イベントレポート:秋田市ローカル
魅力発掘発信ワークショップ(第1回目)
11月1日(日)、秋田県秋田市で、地元の人しか知らない隠れた魅力を掘り起こし、
届ける「ローカル魅力発掘発信プロジェクト」のワークショップが開かれました。
全2回のワークショップにおける1回目。プロジェクト第3弾の自治体にして、初めての県庁所在地での開催です。受講生たちが魅力の伝え方を学び、自分で見つけた地元の魅力に「見出し(タイトル)」を付ける実践までが行われた当日の様子をお伝えします。
県庁所在地での初開催、みんなが認知していない魅力の再発見と発信を
株式会社JTBふるさと開発事業部と合同会社イーストタイムズが、今年度、新たに立ち上げた「ローカル魅力発掘発信プロジェクト」の第3弾となるワークショップは、11月1日、県庁所在地として初めてとなる秋田市で開かれました。
会場の秋田市役所には、SNSでの情報発信やフリーペーパーの制作などで悩み抱える地元の会社員や公務員、それに大学生などの15人が集まったほか、東京や石川県に住む5人がオンラインで参加しました。
ワークショップでは始めに、主催した市の人口減少・移住定住対策課の菊地真課長が挨拶し、「若い世代の転出者が多い秋田市では、地元の良さに気づき、愛着と誇りを持ってもらうことが、持続可能なまちづくりにつながると考え、魅力の掘り起こしと発信に取り組んでいる。受講生者にはワークショップを通じて、私たちが認知していない魅力を再発見し、いろんな人に発信してほしい」と、開催の趣旨を説明しました。
「情報発信」は世界最先端の分野、あなたの驚き・発見・感動がニュースだ
このあと、イーストタイムズ代表の中野宏一講師が「ローカルの魅力ってなんだろう」「地域の魅力を『発掘』する方法」「地域の魅力を効果的に『発信』する手法」をテーマに講演を行いました。
この中で中野講師は、「情報発信」自体は、SNSを企業や個人が使うようになった過去10年の間に発達した極めて新しい専門分野で、これをローカル(地元)の魅力の発掘・発信に応用するのは世界最先端の取り組みであることを紹介しました。
また、新聞社の校閲記者だった自らの経験をもとに、「ニュース」の枠組みは多くの人が既に関心を持っている事件・事故や政治の話題にとどまらないと話し、“他の誰か”ではなく“自分”が、驚き、発見し、感動したことこそが「ニュース」であり、その人が暮らす地域の「魅力」であると伝えていました。

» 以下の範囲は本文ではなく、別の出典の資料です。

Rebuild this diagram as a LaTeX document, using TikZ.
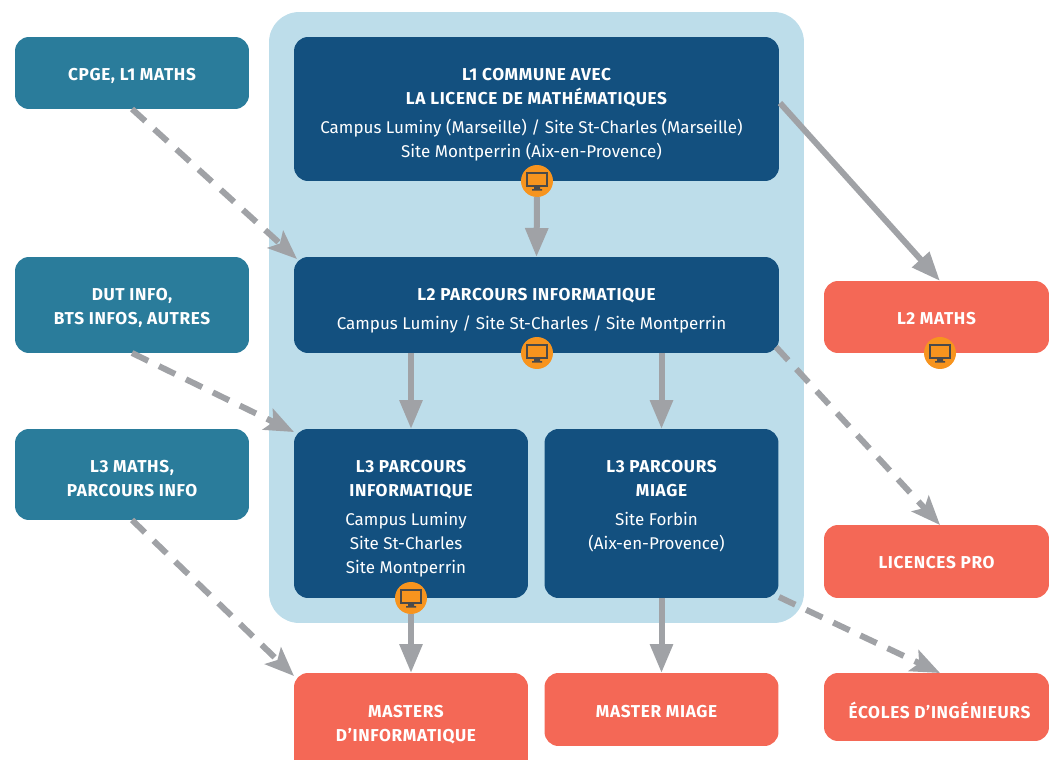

その上で、魅力を他の誰かに伝わるように伝える手段として、具体的に、①「現場性」があること(ネット検索ではないこと)、②「個別性」があること(「私」の感動があること)、③「ストーリー」があること( ≠ 情報の羅列)を挙げました。
「ニュース」と「魅力」の相関性について、中野講師は、「記者が伝える使命を持っている『ニュース』と、記者以外の私たちが伝えたいと思っている『魅力』は、SNSの発達などによる時代の変化により、似た概念となりつつある。であるならば、それらを伝えるのは『遠くのプロ(記者)より、現場の住民』が良いと思うようになった」と話していました。
「見出し」を付ける実践を経て、次回は本格的なレポート作り
ワークショップの後半では、これらを踏まえて、受講生たちが手持ちの携帯電話の写真に「見出し」を付ける実践を行いました。受講生たちは、写真の場所や好きな理由、なぜ驚き・感動したのかなどを考え、SNSのグループに投稿していきました。

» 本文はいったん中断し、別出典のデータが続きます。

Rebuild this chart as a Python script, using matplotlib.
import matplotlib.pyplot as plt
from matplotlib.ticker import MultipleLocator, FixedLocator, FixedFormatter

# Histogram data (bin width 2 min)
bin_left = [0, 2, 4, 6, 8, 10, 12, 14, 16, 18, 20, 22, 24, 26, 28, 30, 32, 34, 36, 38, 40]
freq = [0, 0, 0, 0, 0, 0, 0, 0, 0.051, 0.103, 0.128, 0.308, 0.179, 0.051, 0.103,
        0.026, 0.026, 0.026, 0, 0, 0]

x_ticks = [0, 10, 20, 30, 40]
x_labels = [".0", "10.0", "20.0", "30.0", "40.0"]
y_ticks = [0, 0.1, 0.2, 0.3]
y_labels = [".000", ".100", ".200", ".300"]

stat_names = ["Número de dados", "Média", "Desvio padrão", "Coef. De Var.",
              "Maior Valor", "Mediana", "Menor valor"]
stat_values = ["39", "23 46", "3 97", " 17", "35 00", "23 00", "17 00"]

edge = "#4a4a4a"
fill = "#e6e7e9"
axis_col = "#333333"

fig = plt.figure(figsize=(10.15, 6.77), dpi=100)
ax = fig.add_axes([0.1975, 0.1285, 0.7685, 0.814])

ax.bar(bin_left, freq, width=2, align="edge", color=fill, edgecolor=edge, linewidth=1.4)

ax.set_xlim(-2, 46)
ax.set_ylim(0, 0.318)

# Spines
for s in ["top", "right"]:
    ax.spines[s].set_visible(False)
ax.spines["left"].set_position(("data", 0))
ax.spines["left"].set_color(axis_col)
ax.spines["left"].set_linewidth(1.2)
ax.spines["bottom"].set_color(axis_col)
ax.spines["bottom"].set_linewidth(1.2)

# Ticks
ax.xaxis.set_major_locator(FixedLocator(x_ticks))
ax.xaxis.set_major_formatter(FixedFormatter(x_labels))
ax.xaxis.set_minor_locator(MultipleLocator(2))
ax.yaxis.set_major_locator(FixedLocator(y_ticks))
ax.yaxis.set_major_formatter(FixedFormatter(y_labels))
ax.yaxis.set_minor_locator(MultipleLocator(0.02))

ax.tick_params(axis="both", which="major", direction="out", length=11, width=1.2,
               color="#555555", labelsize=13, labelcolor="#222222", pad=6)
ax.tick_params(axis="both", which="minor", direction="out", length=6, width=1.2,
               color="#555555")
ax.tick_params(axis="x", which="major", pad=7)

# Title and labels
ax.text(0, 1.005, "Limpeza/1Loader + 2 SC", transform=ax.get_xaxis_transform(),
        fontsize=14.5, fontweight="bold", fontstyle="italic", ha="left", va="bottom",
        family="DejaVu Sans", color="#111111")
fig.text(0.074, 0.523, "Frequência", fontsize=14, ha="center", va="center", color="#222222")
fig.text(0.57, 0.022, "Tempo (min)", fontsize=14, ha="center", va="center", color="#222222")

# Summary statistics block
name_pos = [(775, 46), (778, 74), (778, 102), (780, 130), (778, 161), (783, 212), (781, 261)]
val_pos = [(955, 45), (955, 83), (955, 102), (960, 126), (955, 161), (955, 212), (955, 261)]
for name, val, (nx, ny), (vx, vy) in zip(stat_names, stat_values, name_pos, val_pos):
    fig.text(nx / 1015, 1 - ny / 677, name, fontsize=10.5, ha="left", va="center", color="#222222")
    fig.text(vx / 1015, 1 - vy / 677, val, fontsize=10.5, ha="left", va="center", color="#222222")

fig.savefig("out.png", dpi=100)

このうち、大学生の園部美晴さんは、仙北市の農家民泊の夫婦を取り上げ、夫婦が世話好きなことから、「温かいおせっかい、第二のふるさと」という見出しを付けました。
また、学校の先生をしていたという笹渕雅子さんは、朝の散歩をしている地元の川沿いや公園で見る風景などを取り上げました。これに対し、中野講師は、「どれもすばらしい地元の魅力。どれか1つに絞って見出しを考えてみては」とアドバイスしていました。
秋田市のワークショップの2回目は11月28日(土)に行われ、受講生は、見つけてきた魅力を題材に、「魅力発信レポート」略して「ハツレポ」を作って発表します。